Daily Reading for November 24 • James Otis Sargent Huntington, Priest and Monk, 1935 (transferred)
Right is founded upon Truth; it is the Truth gone into operation. Now the Truth that underlies our actions towards others is the relations we hold with others. What we can all do at once is to awake to a consciousness of these relations and begin to correspond to them in our dealings with the cook and the waiting-maid, the clerk and the cash-girl, the railway conductor and the telegraph-boy, the factory-operative, the dressmaker, the newspaper reporter, as well as the beggar and the charity “case.”. . . When we have learned to value the friendship of the woman who washes our clothes, and the man who carts off our rubbish, we shall find it easier to understand our neighbors, whether poor or rich. . . .
Tolstoi says, “The present position which we, the educated and well-to-do classes, occupy is that of the Old Man of the Sea riding on the poor man’s back, only, unlike the Old Man of the Sea, we are sorry for the poor man, very sorry. And we will do almost anything for the poor man’s relief; we will not only supply him with food sufficient for him to keep on his legs, but we will provide him with cooling draughts concocted on strictly scientific principles; we will teach and instruct him and point out to him the beauties of the landscape; we will discourse sweet music to him and give him lots of good advice. Yes, we will do almost anything for the poor man, anything but get off his back.”

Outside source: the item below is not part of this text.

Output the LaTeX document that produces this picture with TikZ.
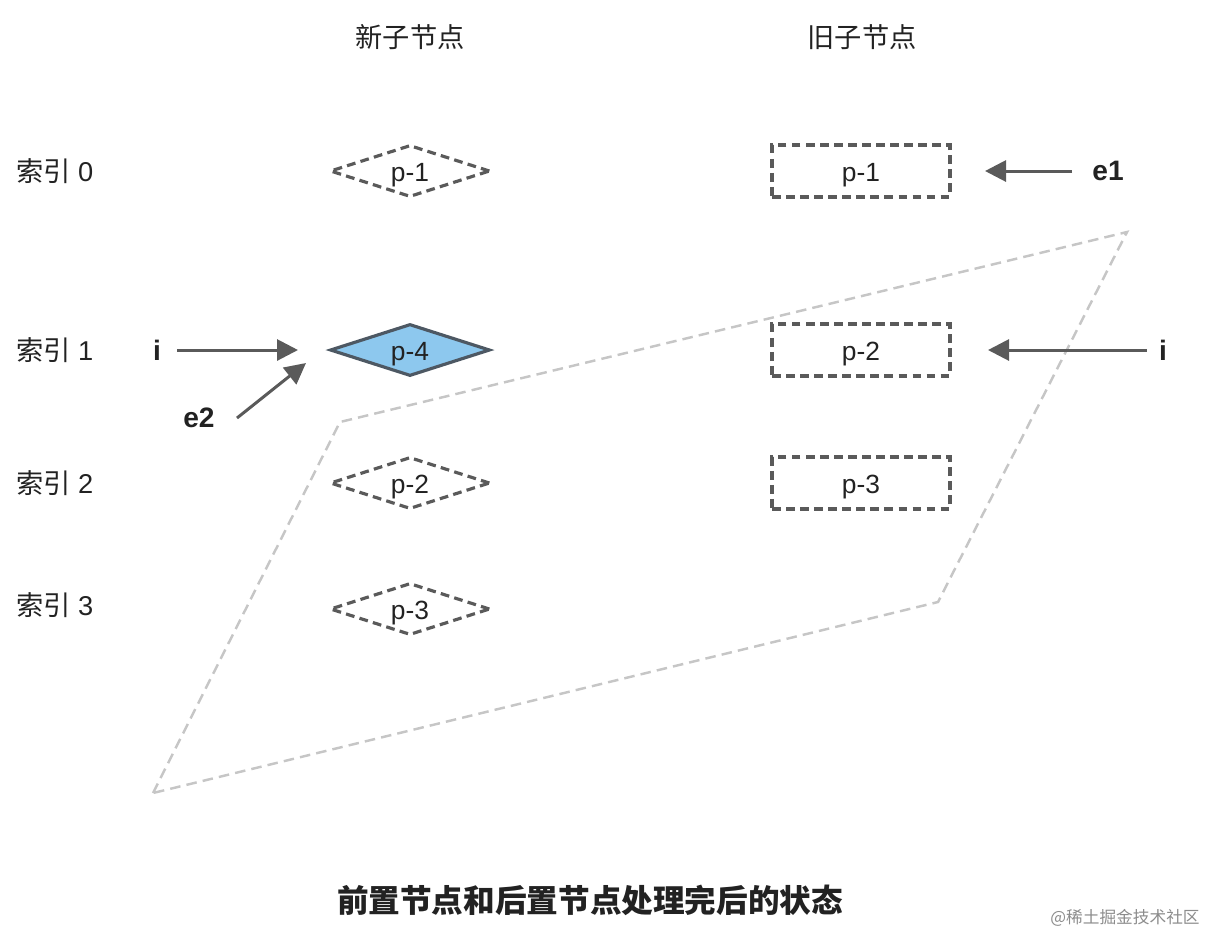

The words are sharp, but are they any more searching than those of Henry Thoreau, from whom I just quoted? “If I devote myself,” he says, “to other pursuit and contemplation” (than the simple common labor of every-day life), “I must first see, at least, that I do not pursue them sitting upon another man’s shoulders. I must get off him first, that he may pursue his contemplation too.”
Only let us remember that we are so involved with others in our political and economic life that we cannot free ourselves from the shame of this injustice, however we may see and detect it; we can only do our best to bring home the horror of it to other individuals, until the whole community is stung with the sense of its own misery, and, like Samson, breaks the bands that bind it down. That will not be a war of classes, but a struggle of the whole people to be free. And if we are to stir others to enlist in this campaign against the monopoly of the very earth and air and light, we must make all we do to meet the immediate wants of the needy or the suffering contribute to the propaganda of reform. We must still feed the hungry and clothe the naked, but we shall try to show them, if we can, whence hunger and nakedness proceed; we may open orphanages and shelters, but they will be training-schools for the new age; we may go down into the slums, but we shall remember the words of the dying Pestalozzi, “I lived like a beggar, that beggars might learn to live like men,” and feel that our best mission is to show the poor how to make slums impossible.
In closing, it seems best to provide against possible misunderstanding by saying that in speaking of morality I have not meant merely a system of ethics or a code of manners. I have set forward morality as at once deeper and loftier than philanthropy, as furnishing philanthropy with its only foundation and its indispensable guide, because I believe that in order to bless the world we must first of all do the will of God. That aim covers the whole field of duty, for the service of God demands the whole man. I do not for a moment dream that we shall find a ground on which to resist legalized wrong, and the despotism of vested interests, until we have discovered that behind laws there is a changeless and righteous Law, and that even if the “highest crime be written in the highest law of the land,” it may yet be known and branded as a crime, because there is in the souls of even plain and ordinary men the witness to an eternal Right.
From “Philanthropy and Morality” by James Otis Sargent Huntington, in Philanthropy and Social Progress: Seven Essays by Miss Jane Addams, Robert A. Woods, Father J. O. S. Huntington, Professor Franklin H. Giddings, and Bernard Bosanquet, delivered before the School of Applied Ethics at Plymouth, Massachusetts during the session of 1892 (New York: Thomas Y. Crowell, 1893).